The last book I finished was Catriona McPherson’s A Gingerbread House. I’d ordered the UK version so got it before the US release. Loved it. Catriona has such a seductive way of building a slow-burn psych thriller. Shy, lonely Ivy meets a woman who claims to be her long-lost sister. She accepts an invitation to Kate’s fairytale cottage and never comes out again. Meanwhile Tash Dodd discovers her parents’ trucking business has been used to smuggle illegal immigrants that have been promised work but are forced into slave labor instead, if they outlive the journey.
I’m currently reading a Netgalley of Claire Allan’s The Nurse. Nell Sweeney, a bright young woman who has always worked hard, disappears after her shift at the hospital. The narrative bounces between her distraught mother and a creepy guy. The author’s writing is so precise, the characters feel like someone you met and they’re in the room with you telling you their story.

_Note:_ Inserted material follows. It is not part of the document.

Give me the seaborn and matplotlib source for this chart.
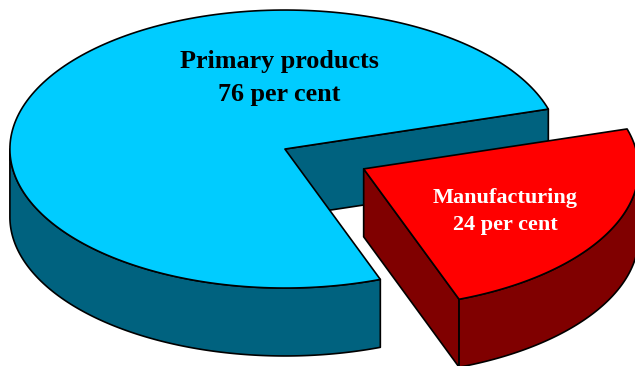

So far, its harrowing.
CONNIE: Good timing, Tracee, as my post this week listed five books I plan to read over the Christmas holidays. I wish I had a great way of keeping track of books people have recommended. Maybe that will be my New Year’s resolution.
Two books I’ve recently loved are A Line to Kill, the third in Anthony Horowitz’s outstanding Hawthorne series, and The Man Who Died Twice, the second in Richard Osman’s Thursday Murder Club series.
In A Line to Kill, ex-detective Daniel Hawthorne and his sidekick, author Anthony Horowitz, are invited to a literary festival on the tiny island of Alderney. Horowitz has been hired to write Hawthorne’s professional memoirs and (of course) a murder occurs. Horowitz casting himself as the dim Watson to Hawthorne’s Sherlock is an intriguing device, but the real pleasure lies in Horowitz’s skill as a storyteller.
The Man Who Died Twice pits the elderly members of the Thursday Murder Club against drug boss Connie Johnson. The plot was a little too complicated, and the book went on a little too long. But I really didn’t mind because living in the world of Elizabeth, Joyce, Ron, and Ibrahim, pensioners who form the Thursday Murder Club, and their sidekicks, DCI Chris Hudson and PC Donna De Freitas, is just plain fun. In this book it’s the characters, not the plot, that carry the story.
MICHELE: I’m reading a colleague’s draft of her second novel in a series and enjoying it immensely. I love getting to read books before they are released. I think it makes me feel like I’m in on a little secret. And since reading Tracee’s question and some of your answers, I’ve cracked open The Last Thing He Told Me, which has been sitting on the top of the TBR file. It took no time for me to be hooked.
Finally, I’m reading Nobody’s Daughter by C. Michele Dorsey and hoping that it will soon have a book birthday. Although I am reading it for probably the 100th time, I’m having that weird experience that happens when you go back and read your own work. I keep asking, “Did I really write this?” Does that happen to anyone else? Happy Reading.
SUSAN: Hello all. The last book I finished was Claire Tomalin’s biography of Charles Dickens. I loved it. I’ve read several biographies of Dickens and I’ve enjoyed them, but this one I especially liked. She got in a lot of information in an enjoyable way and she seemed to be able to view him with all his complications and flaws and still make me care for him. The last recommendation I got was to read The Christmas Box by Richard Paul Evans, and I enjoyed it, but definitely next on my list is The Last Thing He Told Me. I’ve had many people tell me to read that. Michele, I just had that experience of reading something I wrote and being surprised. It was a short story being published in an anthology and I was reading the galleys and it just seemed so different than anything I’d written and I thought, if I didn’t know I’d written this, I wouldn’t believe it. Fortunately I still like it.
TRACEE: I’ve been taking notes and have a few book to add to my TBR pile, now let’s hope there is extra time to read over the month.